Menurutnya, diplomasi yang tentu menyangkut juga aspek geopolitik atau geostrategis, pada satu titik dalam perjalanannya nanti akan memberikan kontribusi pada dunia usaha. “Kita tunggu saja implementasi dari perjanjian tersebut,” imbuhnya.
Namun, lanjut Siswanto, dunia usaha seringkali membutuhkan kecepatan karena peluang usaha hampir tidak pernah datang dua kali. “Dalam Jakarta Concord bidang usaha diberikan pintu masuk melalui kerja sama antarnegara anggota,” kata pengamat maritim yang dikenal kritis ini.
Seberapa cepat Indonesia memanfaatkan peluang ekonomi kawasan Samudera Hindia baik melalui saluran IORA maupun saluran umum akan menjadi catatan tersendiri dari perjalanan Jakarta Concord tersebut.
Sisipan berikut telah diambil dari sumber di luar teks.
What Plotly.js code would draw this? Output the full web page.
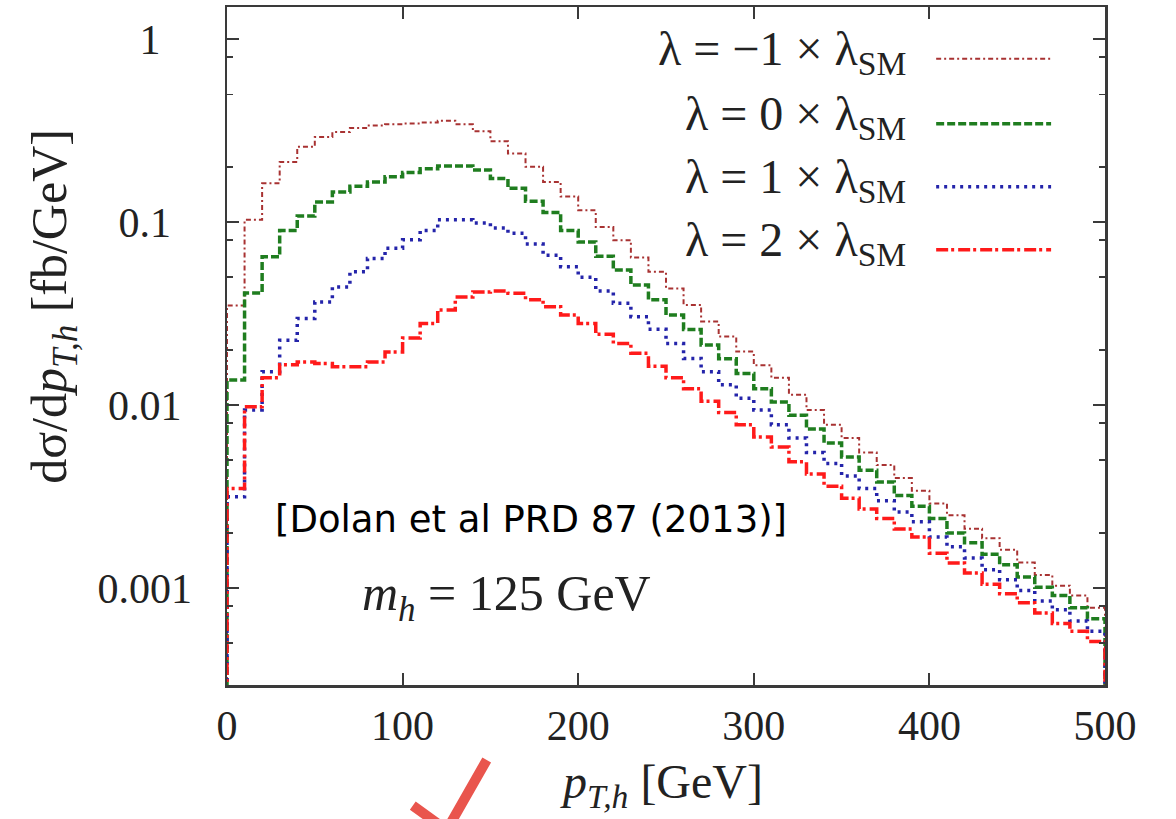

Lantas, pelabuhan yang akan disiapkan untuk melayani pelayaran yang mengarungi Samudera Hindia. Pilihannya ada pada Pelabuhan Cilacap atau Teluk Bayur di Padang.
“Biasa saja dikondisikan di pelabuhan ini. Karena dahulu, pelaut kita berkapal sampai ke Afrika dengan mengarungi Samudra Hindia dan melintasi negeri-negeri di sekitarnya,” pungkas dia.
Ada suatu Pekerjaan Rumah (PR) pemerintah dalam merampungkan pembangunan infrastruktur di tepi Samudra Hindia (Pantai Barat Sumatera dan Selatan Jawa). Sekaligus untuk menghidupi pelayaran nasional di kawasan tersebut hingga lintas samudra dan negara.
Oleh karena itu, stakeholder kemaritiman Indonesia menanti implementasi perjanjian tersebut dalam bentuk konkret.